_Brief_: Restate the records below word for word.

━━ Given data

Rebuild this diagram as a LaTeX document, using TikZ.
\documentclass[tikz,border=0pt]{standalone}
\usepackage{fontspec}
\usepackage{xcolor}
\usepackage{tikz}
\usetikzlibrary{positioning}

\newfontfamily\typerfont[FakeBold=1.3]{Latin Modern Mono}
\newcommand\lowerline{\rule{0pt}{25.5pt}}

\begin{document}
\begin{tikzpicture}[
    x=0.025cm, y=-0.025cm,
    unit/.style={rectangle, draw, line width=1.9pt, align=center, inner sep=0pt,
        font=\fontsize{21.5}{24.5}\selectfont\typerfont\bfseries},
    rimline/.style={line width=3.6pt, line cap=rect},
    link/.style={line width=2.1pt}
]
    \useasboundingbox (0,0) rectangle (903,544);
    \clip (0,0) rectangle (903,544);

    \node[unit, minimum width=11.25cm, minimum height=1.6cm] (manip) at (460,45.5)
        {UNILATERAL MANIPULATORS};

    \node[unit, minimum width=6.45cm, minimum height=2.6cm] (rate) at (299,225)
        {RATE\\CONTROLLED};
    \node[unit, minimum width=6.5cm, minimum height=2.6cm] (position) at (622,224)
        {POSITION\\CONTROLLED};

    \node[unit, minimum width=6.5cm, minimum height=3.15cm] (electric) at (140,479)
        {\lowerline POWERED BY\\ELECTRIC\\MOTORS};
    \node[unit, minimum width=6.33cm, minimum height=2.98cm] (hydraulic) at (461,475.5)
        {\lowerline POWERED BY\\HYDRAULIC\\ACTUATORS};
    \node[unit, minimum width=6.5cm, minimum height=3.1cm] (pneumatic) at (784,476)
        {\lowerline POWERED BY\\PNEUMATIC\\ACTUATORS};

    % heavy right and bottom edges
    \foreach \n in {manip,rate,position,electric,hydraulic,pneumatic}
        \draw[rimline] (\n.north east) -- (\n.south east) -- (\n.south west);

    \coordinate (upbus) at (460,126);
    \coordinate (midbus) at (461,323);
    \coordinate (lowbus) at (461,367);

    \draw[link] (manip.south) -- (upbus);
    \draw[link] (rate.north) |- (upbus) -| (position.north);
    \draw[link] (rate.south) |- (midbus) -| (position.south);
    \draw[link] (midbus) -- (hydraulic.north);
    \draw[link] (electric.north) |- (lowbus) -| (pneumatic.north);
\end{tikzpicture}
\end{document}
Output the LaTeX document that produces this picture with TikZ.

━━━━

_Expected output_:
Rebuild this diagram as a LaTeX document, using TikZ.
\documentclass[tikz,border=0pt]{standalone}
\usepackage{fontspec}
\usepackage{xcolor}
\usepackage{tikz}
\usetikzlibrary{positioning}

\newfontfamily\typerfont[FakeBold=1.3]{Latin Modern Mono}
\newcommand\lowerline{\rule{0pt}{25.5pt}}

\begin{document}
\begin{tikzpicture}[
    x=0.025cm, y=-0.025cm,
    unit/.style={rectangle, draw, line width=1.9pt, align=center, inner sep=0pt,
        font=\fontsize{21.5}{24.5}\selectfont\typerfont\bfseries},
    rimline/.style={line width=3.6pt, line cap=rect},
    link/.style={line width=2.1pt}
]
    \useasboundingbox (0,0) rectangle (903,544);
    \clip (0,0) rectangle (903,544);

    \node[unit, minimum width=11.25cm, minimum height=1.6cm] (manip) at (460,45.5)
        {UNILATERAL MANIPULATORS};

    \node[unit, minimum width=6.45cm, minimum height=2.6cm] (rate) at (299,225)
        {RATE\\CONTROLLED};
    \node[unit, minimum width=6.5cm, minimum height=2.6cm] (position) at (622,224)
        {POSITION\\CONTROLLED};

    \node[unit, minimum width=6.5cm, minimum height=3.15cm] (electric) at (140,479)
        {\lowerline POWERED BY\\ELECTRIC\\MOTORS};
    \node[unit, minimum width=6.33cm, minimum height=2.98cm] (hydraulic) at (461,475.5)
        {\lowerline POWERED BY\\HYDRAULIC\\ACTUATORS};
    \node[unit, minimum width=6.5cm, minimum height=3.1cm] (pneumatic) at (784,476)
        {\lowerline POWERED BY\\PNEUMATIC\\ACTUATORS};

    % heavy right and bottom edges
    \foreach \n in {manip,rate,position,electric,hydraulic,pneumatic}
        \draw[rimline] (\n.north east) -- (\n.south east) -- (\n.south west);

    \coordinate (upbus) at (460,126);
    \coordinate (midbus) at (461,323);
    \coordinate (lowbus) at (461,367);

    \draw[link] (manip.south) -- (upbus);
    \draw[link] (rate.north) |- (upbus) -| (position.north);
    \draw[link] (rate.south) |- (midbus) -| (position.south);
    \draw[link] (midbus) -- (hydraulic.north);
    \draw[link] (electric.north) |- (lowbus) -| (pneumatic.north);
\end{tikzpicture}
\end{document}
Output the LaTeX document that produces this picture with TikZ.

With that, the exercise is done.